Devo dizer que a questão permanece ainda em aberto. Incluo a reencarnação no rol das questões que, no meu caso, não dá para resolver com o recurso dos argumentos racionais. Há argumentos tão bons para defender quanto para contestar a existência da reencarnação. Afirmar acredito ou não acredito não teria para mim qualquer valor, uma vez que agindo assim eu a estaria considerando apenas uma questão de crença ou descrença. Qualquer pessoa tem liberdade para acreditar ou não no que lhe aprouver, mas proceder assim com relação a certas questões não me satisfaz.

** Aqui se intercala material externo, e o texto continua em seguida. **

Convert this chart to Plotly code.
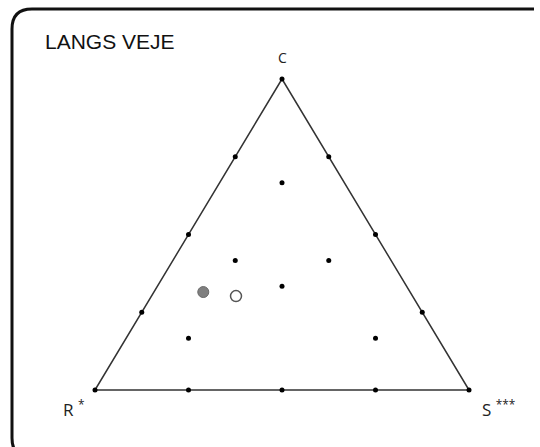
import plotly.graph_objects as go

# Ternary data (fractions of C, R, S)
vertex_labels = ["C", "R <sup>*</sup>", "S <sup>***</sup>"]
title_text = "LANGS VEJE"

grid_C = [1, 0, 0,
          0.75, 0.5, 0.25, 0.75, 0.5, 0.25, 0, 0, 0,
          2/3, 5/12, 5/12, 1/3, 1/6, 1/6]
grid_R = [0, 1, 0,
          0.25, 0.5, 0.75, 0, 0, 0, 0.75, 0.5, 0.25,
          1/6, 5/12, 1/6, 1/3, 2/3, 1/6]
grid_S = [0, 0, 1,
          0, 0, 0, 0.25, 0.5, 0.75, 0.25, 0.5, 0.75,
          1/6, 1/6, 5/12, 1/3, 1/6, 2/3]

edge_C = [1, 0, 0, 1]
edge_R = [0, 1, 0, 0]
edge_S = [0, 0, 1, 0]

filled_C, filled_R, filled_S = [0.315], [0.553], [0.132]
open_C, open_R, open_S = [0.302], [0.472], [0.226]


def tx(c, r, s):
    return [si + ci / 2 for ci, si in zip(c, s)]


def ty(c, r, s):
    return list(c)


W, H = 540, 447
X0, XW = 95, 374   # pixel of R vertex, triangle width
Y0, YH = 390, 311  # pixel baseline, triangle height

fig = go.Figure()
fig.add_trace(go.Scatter(x=tx(edge_C, edge_R, edge_S), y=ty(edge_C, edge_R, edge_S),
                         mode="lines", line=dict(color="#333333", width=1.5),
                         hoverinfo="skip", showlegend=False))
fig.add_trace(go.Scatter(x=tx(grid_C, grid_R, grid_S), y=ty(grid_C, grid_R, grid_S),
                         mode="markers", marker=dict(color="black", size=5),
                         showlegend=False))
fig.add_trace(go.Scatter(x=tx(filled_C, filled_R, filled_S), y=ty(filled_C, filled_R, filled_S),
                         mode="markers",
                         marker=dict(color="#7f7f7f", size=11, line=dict(color="#6a6a6a", width=1)),
                         showlegend=False))
fig.add_trace(go.Scatter(x=tx(open_C, open_R, open_S), y=ty(open_C, open_R, open_S),
                         mode="markers",
                         marker=dict(color="white", size=11, line=dict(color="#555555", width=1.5)),
                         showlegend=False))


def px(x):
    return x / W


def py(y):
    return 1 - y / H


# rounded frame: left and top edges as separate line shapes plus corner arcs
L, T, B, rad = 12, 9, 458, 20
corner_tl = (f"M {px(L)},{py(T + rad)} Q {px(L)},{py(T)} {px(L + rad)},{py(T)}")
corner_bl = (f"M {px(L)},{py(B - rad)} Q {px(L)},{py(B)} {px(L + rad)},{py(B)}")
frame_style = dict(color="#111111", width=3)
fig.add_shape(type="path", path=corner_tl, xref="paper", yref="paper", line=frame_style)
fig.add_shape(type="path", path=corner_bl, xref="paper", yref="paper", line=frame_style)
fig.add_shape(type="line", x0=px(L), x1=px(L), y0=py(T + rad), y1=py(B - rad),
              xref="paper", yref="paper", line=frame_style)
fig.add_shape(type="line", x0=px(L + rad), x1=px(534), y0=py(T), y1=py(T),
              xref="paper", yref="paper", line=frame_style)

fig.add_annotation(x=px(43), y=py(42), xref="paper", yref="paper", text=title_text,
                   showarrow=False, xanchor="left", yanchor="middle",
                   font=dict(family="Liberation Sans, Arial", size=21, color="#111111"))
lab_font = dict(family="Open Sans, DejaVu Sans", size=17, color="#222222")
fig.add_annotation(x=px(282), y=py(58), xref="paper", yref="paper", text=vertex_labels[0],
                   showarrow=False, xanchor="center", yanchor="middle",
                   font=dict(family="Open Sans, DejaVu Sans", size=14, color="#222222"))
fig.add_annotation(x=px(61), y=py(408), xref="paper", yref="paper", text=vertex_labels[1],
                   showarrow=False, xanchor="left", yanchor="middle", font=lab_font)
fig.add_annotation(x=px(480), y=py(408), xref="paper", yref="paper", text=vertex_labels[2],
                   showarrow=False, xanchor="left", yanchor="middle", font=lab_font)

fig.update_layout(
    width=W, height=H, margin=dict(l=0, r=0, t=0, b=0),
    paper_bgcolor="white", plot_bgcolor="white",
    xaxis=dict(visible=False, range=[-X0 / XW, (W - X0) / XW], fixedrange=True),
    yaxis=dict(visible=False, range=[(Y0 - H) / YH, Y0 / YH], fixedrange=True),
)

fig.write_html("out.html", config=dict(displayModeBar=False),
               post_script="document.body.style.margin='0';document.body.style.padding='0';document.body.style.overflow='hidden';")
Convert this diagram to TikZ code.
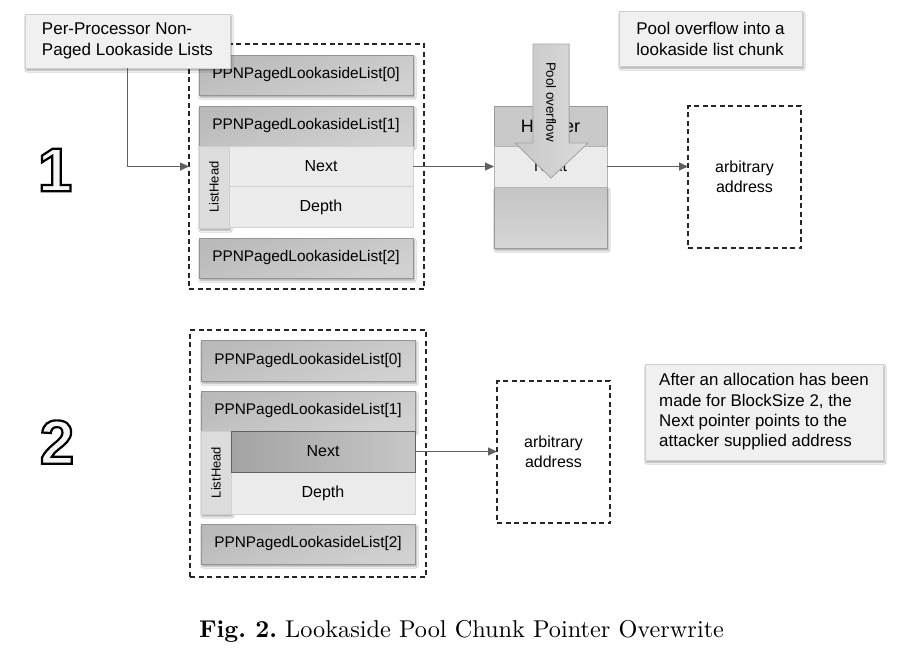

Apesar da importância que atribuo à questão, tenho muita resistência a livros que tratam do assunto. Isso porque a maioria deles adota uma das duas perspectivas, ou a proselitista ou a contestatória, na mais das vezes com argumentos muito superficiais e simplórios, carentes de uma sustentação sólida calcada em fatos. Mas, vez por outra, descubro um ou outro livro cuja leitura vale a pena. Entre estes destaco o do jornalista americano Tom Shroder, Almas antigas: a fascinante história de um pesquisador e sua busca de evidências da reencarnação. A leitura deste livro foi tão importante e prazerosa que na primeira página anotei as datas de início e conclusão da leitura: 20 a 25/07/2001.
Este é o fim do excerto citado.